-- start --

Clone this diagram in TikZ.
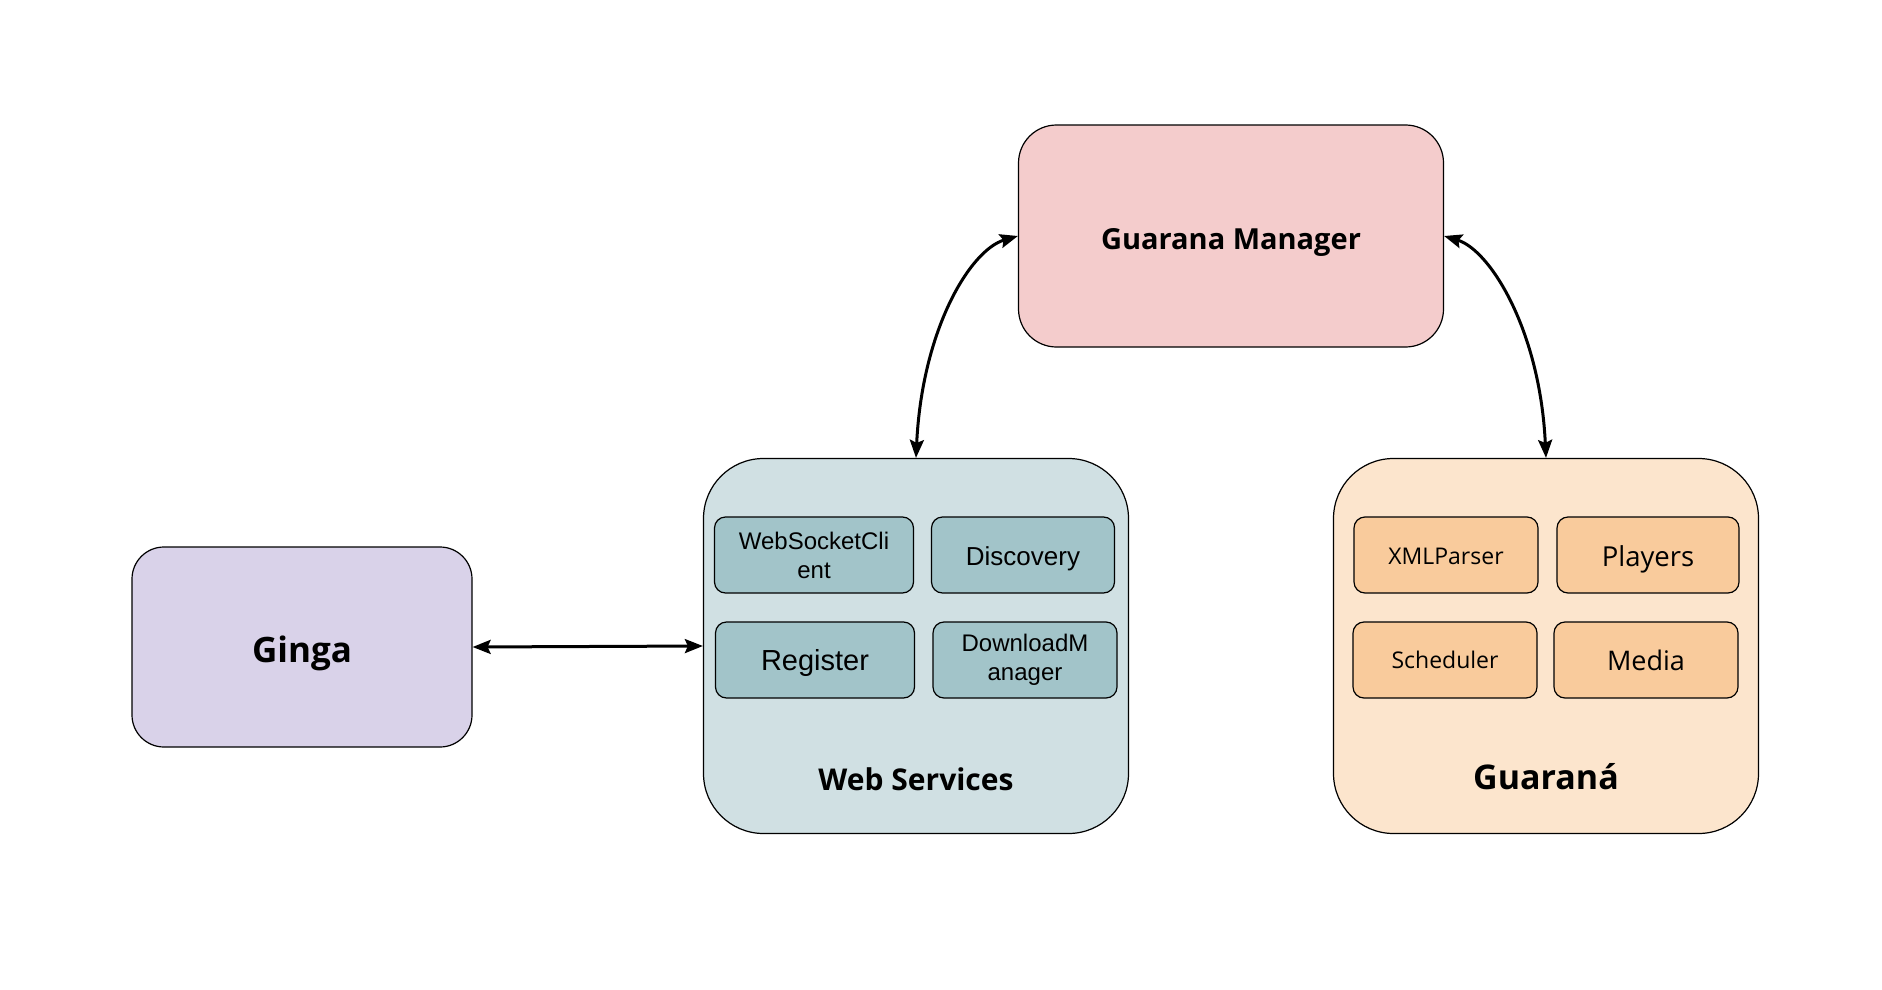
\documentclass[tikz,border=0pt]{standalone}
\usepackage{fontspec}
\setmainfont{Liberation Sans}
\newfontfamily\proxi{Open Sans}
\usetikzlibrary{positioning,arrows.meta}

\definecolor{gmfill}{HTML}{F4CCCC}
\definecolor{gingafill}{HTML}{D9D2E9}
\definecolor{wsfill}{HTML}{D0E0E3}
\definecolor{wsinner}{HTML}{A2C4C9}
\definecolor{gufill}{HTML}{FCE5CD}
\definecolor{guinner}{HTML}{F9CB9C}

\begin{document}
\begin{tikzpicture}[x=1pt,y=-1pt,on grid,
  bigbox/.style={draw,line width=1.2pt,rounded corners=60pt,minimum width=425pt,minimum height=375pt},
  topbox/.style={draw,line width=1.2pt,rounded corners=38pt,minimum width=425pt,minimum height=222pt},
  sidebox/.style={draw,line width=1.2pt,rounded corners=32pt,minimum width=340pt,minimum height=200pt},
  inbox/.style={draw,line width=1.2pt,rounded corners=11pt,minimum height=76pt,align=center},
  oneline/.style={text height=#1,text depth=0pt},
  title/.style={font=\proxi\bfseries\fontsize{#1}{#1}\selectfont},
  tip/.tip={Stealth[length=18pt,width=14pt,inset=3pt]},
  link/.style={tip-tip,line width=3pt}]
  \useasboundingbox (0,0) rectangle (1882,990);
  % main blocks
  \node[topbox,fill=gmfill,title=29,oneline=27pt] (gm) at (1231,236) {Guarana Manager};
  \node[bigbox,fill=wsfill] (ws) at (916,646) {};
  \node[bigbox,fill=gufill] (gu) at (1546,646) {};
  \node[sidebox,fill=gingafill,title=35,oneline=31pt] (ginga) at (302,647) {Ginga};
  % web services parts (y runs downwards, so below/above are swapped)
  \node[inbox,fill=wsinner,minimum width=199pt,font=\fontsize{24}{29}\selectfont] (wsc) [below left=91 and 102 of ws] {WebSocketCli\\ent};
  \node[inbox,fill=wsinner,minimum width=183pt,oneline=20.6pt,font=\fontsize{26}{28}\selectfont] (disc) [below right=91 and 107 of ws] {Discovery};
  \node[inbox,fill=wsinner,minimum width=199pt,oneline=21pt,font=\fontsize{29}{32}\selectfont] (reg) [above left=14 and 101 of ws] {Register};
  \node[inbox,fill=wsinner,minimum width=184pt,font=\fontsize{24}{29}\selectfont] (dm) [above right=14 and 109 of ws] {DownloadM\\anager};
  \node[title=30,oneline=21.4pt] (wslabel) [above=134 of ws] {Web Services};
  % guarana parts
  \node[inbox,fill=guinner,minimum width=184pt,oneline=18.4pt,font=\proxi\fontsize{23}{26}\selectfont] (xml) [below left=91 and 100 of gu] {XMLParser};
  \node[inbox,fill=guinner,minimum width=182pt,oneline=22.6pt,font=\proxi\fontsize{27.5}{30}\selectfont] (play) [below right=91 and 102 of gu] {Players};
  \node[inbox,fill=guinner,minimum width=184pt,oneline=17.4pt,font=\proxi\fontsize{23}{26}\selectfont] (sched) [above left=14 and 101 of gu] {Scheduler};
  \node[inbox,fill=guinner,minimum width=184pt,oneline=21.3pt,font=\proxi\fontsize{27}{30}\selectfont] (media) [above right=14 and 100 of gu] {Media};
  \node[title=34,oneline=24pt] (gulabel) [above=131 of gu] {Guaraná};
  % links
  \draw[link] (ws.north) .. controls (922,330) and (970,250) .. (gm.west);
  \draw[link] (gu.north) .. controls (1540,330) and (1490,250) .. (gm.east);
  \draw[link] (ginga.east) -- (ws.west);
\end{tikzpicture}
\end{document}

-- end --

* Work to complete:
Transcribe the listing in full and omit the pictures.

* The solution:
Clone this diagram in TikZ.
\documentclass[tikz,border=0pt]{standalone}
\usepackage{fontspec}
\setmainfont{Liberation Sans}
\newfontfamily\proxi{Open Sans}
\usetikzlibrary{positioning,arrows.meta}

\definecolor{gmfill}{HTML}{F4CCCC}
\definecolor{gingafill}{HTML}{D9D2E9}
\definecolor{wsfill}{HTML}{D0E0E3}
\definecolor{wsinner}{HTML}{A2C4C9}
\definecolor{gufill}{HTML}{FCE5CD}
\definecolor{guinner}{HTML}{F9CB9C}

\begin{document}
\begin{tikzpicture}[x=1pt,y=-1pt,on grid,
  bigbox/.style={draw,line width=1.2pt,rounded corners=60pt,minimum width=425pt,minimum height=375pt},
  topbox/.style={draw,line width=1.2pt,rounded corners=38pt,minimum width=425pt,minimum height=222pt},
  sidebox/.style={draw,line width=1.2pt,rounded corners=32pt,minimum width=340pt,minimum height=200pt},
  inbox/.style={draw,line width=1.2pt,rounded corners=11pt,minimum height=76pt,align=center},
  oneline/.style={text height=#1,text depth=0pt},
  title/.style={font=\proxi\bfseries\fontsize{#1}{#1}\selectfont},
  tip/.tip={Stealth[length=18pt,width=14pt,inset=3pt]},
  link/.style={tip-tip,line width=3pt}]
  \useasboundingbox (0,0) rectangle (1882,990);
  % main blocks
  \node[topbox,fill=gmfill,title=29,oneline=27pt] (gm) at (1231,236) {Guarana Manager};
  \node[bigbox,fill=wsfill] (ws) at (916,646) {};
  \node[bigbox,fill=gufill] (gu) at (1546,646) {};
  \node[sidebox,fill=gingafill,title=35,oneline=31pt] (ginga) at (302,647) {Ginga};
  % web services parts (y runs downwards, so below/above are swapped)
  \node[inbox,fill=wsinner,minimum width=199pt,font=\fontsize{24}{29}\selectfont] (wsc) [below left=91 and 102 of ws] {WebSocketCli\\ent};
  \node[inbox,fill=wsinner,minimum width=183pt,oneline=20.6pt,font=\fontsize{26}{28}\selectfont] (disc) [below right=91 and 107 of ws] {Discovery};
  \node[inbox,fill=wsinner,minimum width=199pt,oneline=21pt,font=\fontsize{29}{32}\selectfont] (reg) [above left=14 and 101 of ws] {Register};
  \node[inbox,fill=wsinner,minimum width=184pt,font=\fontsize{24}{29}\selectfont] (dm) [above right=14 and 109 of ws] {DownloadM\\anager};
  \node[title=30,oneline=21.4pt] (wslabel) [above=134 of ws] {Web Services};
  % guarana parts
  \node[inbox,fill=guinner,minimum width=184pt,oneline=18.4pt,font=\proxi\fontsize{23}{26}\selectfont] (xml) [below left=91 and 100 of gu] {XMLParser};
  \node[inbox,fill=guinner,minimum width=182pt,oneline=22.6pt,font=\proxi\fontsize{27.5}{30}\selectfont] (play) [below right=91 and 102 of gu] {Players};
  \node[inbox,fill=guinner,minimum width=184pt,oneline=17.4pt,font=\proxi\fontsize{23}{26}\selectfont] (sched) [above left=14 and 101 of gu] {Scheduler};
  \node[inbox,fill=guinner,minimum width=184pt,oneline=21.3pt,font=\proxi\fontsize{27}{30}\selectfont] (media) [above right=14 and 100 of gu] {Media};
  \node[title=34,oneline=24pt] (gulabel) [above=131 of gu] {Guaraná};
  % links
  \draw[link] (ws.north) .. controls (922,330) and (970,250) .. (gm.west);
  \draw[link] (gu.north) .. controls (1540,330) and (1490,250) .. (gm.east);
  \draw[link] (ginga.east) -- (ws.west);
\end{tikzpicture}
\end{document}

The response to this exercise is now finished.